### Task goal
Below, locate the line that contains "Write the React, TypeScript". Repeat exactly from that line to the line that contains "Chart.register(...registerables);", inclusive, leaving out the pictures.

### Data to use
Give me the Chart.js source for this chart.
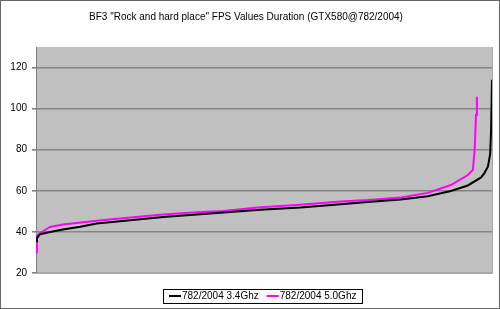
<!DOCTYPE html>
<html>
<head>
<meta charset="utf-8">
<script src="https://cdn.jsdelivr.net/npm/chart.js@4"></script>
<style>
    html, body { margin: 0; padding: 0; background: #fff; }
    #wrap { width: 500px; height: 309px; }
</style>
</head>
<body>
<div id="wrap"><canvas id="fpsChart" width="500" height="309"></canvas></div>
<script>
// duration position (% of run) and fps
const pct34 = [0, 0.2, 0.9, 3.1, 5.9, 9.7, 13.3, 20.7, 27.9, 35.3, 41.1, 49.2, 58.0, 66.8, 72.7, 80.0, 85.9, 91.0, 94.7, 97.6, 98.3, 99.1, 99.6, 99.8, 100];
const fps34 = [35.5, 37, 38.9, 40, 41.2, 42.5, 44.1, 45.7, 47.3, 48.5, 49.5, 50.8, 51.9, 53.5, 54.5, 55.8, 57.4, 59.9, 62.6, 66.5, 68.5, 71.7, 78, 89.6, 114];

const pct50 = [0, 0.2, 0.9, 3.1, 5.9, 13.3, 20.7, 27.9, 35.3, 41.1, 49.2, 58.0, 66.8, 72.7, 80.0, 85.9, 91.0, 94.7, 95.8, 96.2, 96.5, 96.7];
const fps50 = [30, 38, 39.5, 42.4, 43.6, 45.4, 47, 48.5, 49.6, 50.2, 52, 53.2, 54.8, 55.5, 56.8, 59, 62.8, 67.7, 70.1, 80, 97, 105.8];

const yTicks = [20, 40, 60, 80, 100, 120];
const seriesNames = ['782/2004 3.4Ghz', '782/2004 5.0Ghz'];
const seriesColors = ['#000000', '#ff00ff'];

const chartTitle = 'BF3 "Rock and hard place" FPS Values Duration (GTX580@782/2004)';
const font = 'Arial, "Liberation Sans", sans-serif';

function toPoints(xs, ys) {
    return xs.map((x, i) => ({ x: x, y: ys[i] }));
}

// gray plot area, frame and the boxed legend, like the Excel original
const excelLook = {
    id: 'excelLook',
    beforeDraw(chart) {
        const { ctx, chartArea: a } = chart;
        ctx.save();
        ctx.fillStyle = '#c0c0c0';
        ctx.fillRect(a.left, a.top, a.right - a.left, a.bottom - a.top);
        ctx.restore();
    },
    afterDraw(chart) {
        const { ctx, chartArea: a } = chart;
        ctx.save();
        ctx.strokeStyle = '#a8a8a8';
        ctx.lineWidth = 1;
        ctx.beginPath();
        ctx.moveTo(a.left, a.bottom + 0.5);
        ctx.lineTo(a.right + 0.5, a.bottom + 0.5);
        ctx.lineTo(a.right + 0.5, a.top);
        ctx.stroke();

        // outer border
        ctx.strokeStyle = '#666666';
        ctx.strokeRect(0.5, 0.5, chart.width - 1, chart.height - 1);

        // legend
        ctx.font = '10px ' + font;
        ctx.textBaseline = 'middle';
        const lineLen = 12, gap = 1, itemGap = 8, padX = 6;
        const sets = chart.data.datasets;
        const widths = sets.map(d => lineLen + gap + ctx.measureText(d.label).width);
        const total = widths.reduce((s, w) => s + w, 0) + itemGap * (sets.length - 1) + padX * 2;
        const cx = 262.5, cy = 296, h = 14;
        let x = Math.round(cx - total / 2);
        ctx.strokeStyle = '#000';
        ctx.strokeRect(x + 0.5, cy - h / 2 + 0.5, Math.round(total), h);
        x += padX;
        sets.forEach((d, i) => {
            ctx.strokeStyle = d.borderColor;
            ctx.lineWidth = 2;
            ctx.beginPath();
            ctx.moveTo(x, cy);
            ctx.lineTo(x + lineLen, cy);
            ctx.stroke();
            ctx.fillStyle = '#000';
            ctx.fillText(d.label, x + lineLen + gap, cy);
            x += widths[i] + itemGap;
        });
        ctx.restore();
    }
};

new Chart(document.getElementById('fpsChart'), {
    type: 'line',
    data: {
        datasets: [
            {
                label: seriesNames[0],
                data: toPoints(pct34, fps34),
                borderColor: seriesColors[0],
                backgroundColor: seriesColors[0],
                borderWidth: 2,
                pointRadius: 0,
                tension: 0,
                fill: false
            },
            {
                label: seriesNames[1],
                data: toPoints(pct50, fps50),
                borderColor: seriesColors[1],
                backgroundColor: seriesColors[1],
                borderWidth: 2,
                pointRadius: 0,
                tension: 0,
                fill: false
            }
        ]
    },
    options: {
        responsive: false,
        animation: false,
        layout: { padding: { left: 0, right: 8, top: 0, bottom: 36 } },
        plugins: {
            legend: { display: false },
            tooltip: { enabled: false },
            title: {
                display: true,
                text: chartTitle,
                color: '#000',
                font: { family: font, size: 10, weight: 'normal' },
                padding: { top: 11, bottom: 24 }
            }
        },
        scales: {
            x: {
                type: 'linear',
                min: 0,
                max: 100,
                display: false
            },
            y: {
                min: 20,
                max: 130,
                afterBuildTicks(scale) {
                    scale.ticks = yTicks.map(v => ({ value: v }));
                },
                afterFit(scale) {
                    scale.width = 36;
                },
                ticks: {
                    color: '#000',
                    padding: 5,
                    font: { family: font, size: 10 }
                },
                grid: {
                    color: c => (c.tick && c.tick.value === 20) ? '#a8a8a8' : '#858585',
                    lineWidth: 1.6,
                    tickLength: 4,
                    tickColor: '#808080'
                },
                border: { color: '#808080', width: 1 }
            }
        }
    },
    plugins: [excelLook]
});
</script>
</body>
</html>
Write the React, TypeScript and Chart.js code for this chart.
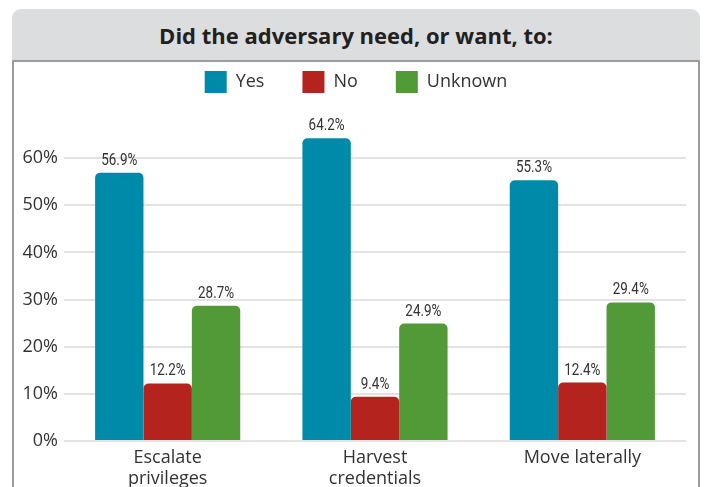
import React, { useEffect, useRef } from "react";
import { Chart, registerables } from "chart.js";

Chart.register(...registerables);

const categories: string[][] = [["Escalate", "privileges"], ["Harvest", "credentials"], ["Move laterally"]];
const seriesNames = ["Yes", "No", "Unknown"];
const yesValues = [56.9, 64.2, 55.3];
const noValues = [12.2, 9.4, 12.4];
const unknownValues = [28.7, 24.9, 29.4];
const seriesColors = ["#008aa9", "#b5231f", "#529938"];
const yTickValues = [0, 10, 20, 30, 40, 50, 60];
const titleText = "Did the adversary need, or want, to:";

const UI_FONT = "'Open Sans', 'Noto Sans', sans-serif";
const LABEL_FONT = "Roboto, sans-serif";

const valueLabels = {
  id: "valueLabels",
  afterLayout(chart: any) {
    if (chart.legend) {
      chart.legend.left += 2;
      chart.legend.right += 2;
    }
  },
  afterDatasetsDraw(chart: any) {
    const ctx = chart.ctx;
    chart.data.datasets.forEach((ds: any, i: number) => {
      const meta = chart.getDatasetMeta(i);
      meta.data.forEach((bar: any, j: number) => {
        const v = ds.data[j] as number;
        ctx.save();
        ctx.font = `16px ${LABEL_FONT}`;
        ctx.fillStyle = "#333333";
        ctx.textAlign = "center";
        ctx.textBaseline = "bottom";
        ctx.translate(bar.x, bar.y - 4);
        ctx.scale(0.84, 1);
        ctx.fillText(v.toFixed(1) + "%", 0, 0);
        ctx.restore();
      });
    });
  },
};

export default function App() {
  const ref = useRef<HTMLCanvasElement | null>(null);

  useEffect(() => {
    if (!ref.current) return;
    const values = [yesValues, noValues, unknownValues];
    const chart = new Chart(ref.current, {
      type: "bar",
      data: {
        labels: categories,
        datasets: seriesNames.map((name, i) => ({
          label: name,
          data: values[i],
          backgroundColor: seriesColors[i],
          borderRadius: { topLeft: 5, topRight: 5, bottomLeft: 0, bottomRight: 0 },
          borderSkipped: "bottom",
          categoryPercentage: 0.7,
          barPercentage: 1.0,
        })),
      },
      options: {
        animation: false,
        responsive: false,
        maintainAspectRatio: false,
        layout: { padding: { left: 22, right: 20, top: 1, bottom: 0 } },
        plugins: {
          tooltip: { enabled: false },
          legend: {
            position: "top",
            align: "center",
            labels: {
              boxWidth: 22,
              boxHeight: 22,
              padding: 38,
              color: "#333333",
              font: { family: UI_FONT, size: 18 },
            },
          },
          title: { display: false },
        },
        scales: {
          x: {
            grid: { display: false, drawTicks: false },
            border: { display: false },
            ticks: {
              color: "#333333",
              font: { family: UI_FONT, size: 18, lineHeight: 1.13 },
              padding: 7,
              maxRotation: 0,
              autoSkip: false,
            },
            afterFit(scale: any) {
              scale.height = 46;
            },
          },
          y: {
            min: 0,
            max: 71.7,
            grid: { color: "#e3e3e3", lineWidth: 2, drawTicks: false },
            border: { display: false },
            ticks: {
              color: "#333333",
              font: { family: UI_FONT, size: 18 },
              padding: 6,
              stepSize: 10,
              callback: (v: any) => v + "%",
            },
            afterBuildTicks(scale: any) {
              scale.ticks = yTickValues.map((v) => ({ value: v }));
            },
            afterFit(scale: any) {
              scale.width = 42;
            },
          },
        },
      } as any,
      plugins: [valueLabels],
    });
    return () => chart.destroy();
  }, []);

  return (
    <div style={{ position: "absolute", left: 0, top: 0, width: 706, height: 487, overflow: "hidden", background: "#ffffff" }}>
      <div
        style={{
          position: "absolute",
          left: 12,
          top: 9,
          width: 688,
          height: 51,
          background: "#dcdddf",
          borderRadius: "9px 9px 0 0",
          borderBottom: "2px solid #9c9c9c",
          display: "flex",
          alignItems: "center",
          justifyContent: "center",
          fontFamily: "'Open Sans', 'Noto Sans', sans-serif",
          fontWeight: 700,
          fontSize: 22,
          color: "#231f20",
          boxSizing: "content-box",
        }}
      >
        {titleText}
      </div>
      <div
        style={{
          position: "absolute",
          left: 12,
          top: 62,
          width: 688,
          height: 440,
          boxSizing: "border-box",
          borderLeft: "2px solid #9c9c9c",
          borderRight: "2px solid #9c9c9c",
        }}
      />
      <canvas ref={ref} width={706} height={455} style={{ position: "absolute", left: 0, top: 32, width: 706, height: 455 }} />
    </div>
  );
}
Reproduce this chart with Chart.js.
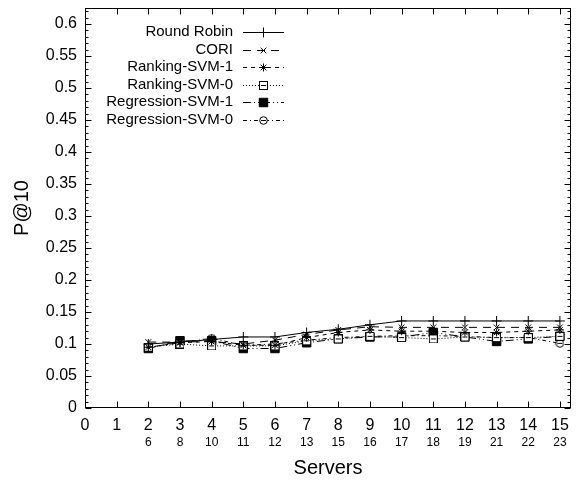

### Result of the exercise
Write the React, TypeScript and Chart.js code for this chart.
import React, { useEffect, useRef } from "react";
import { Chart, registerables } from "chart.js";

Chart.register(...registerables);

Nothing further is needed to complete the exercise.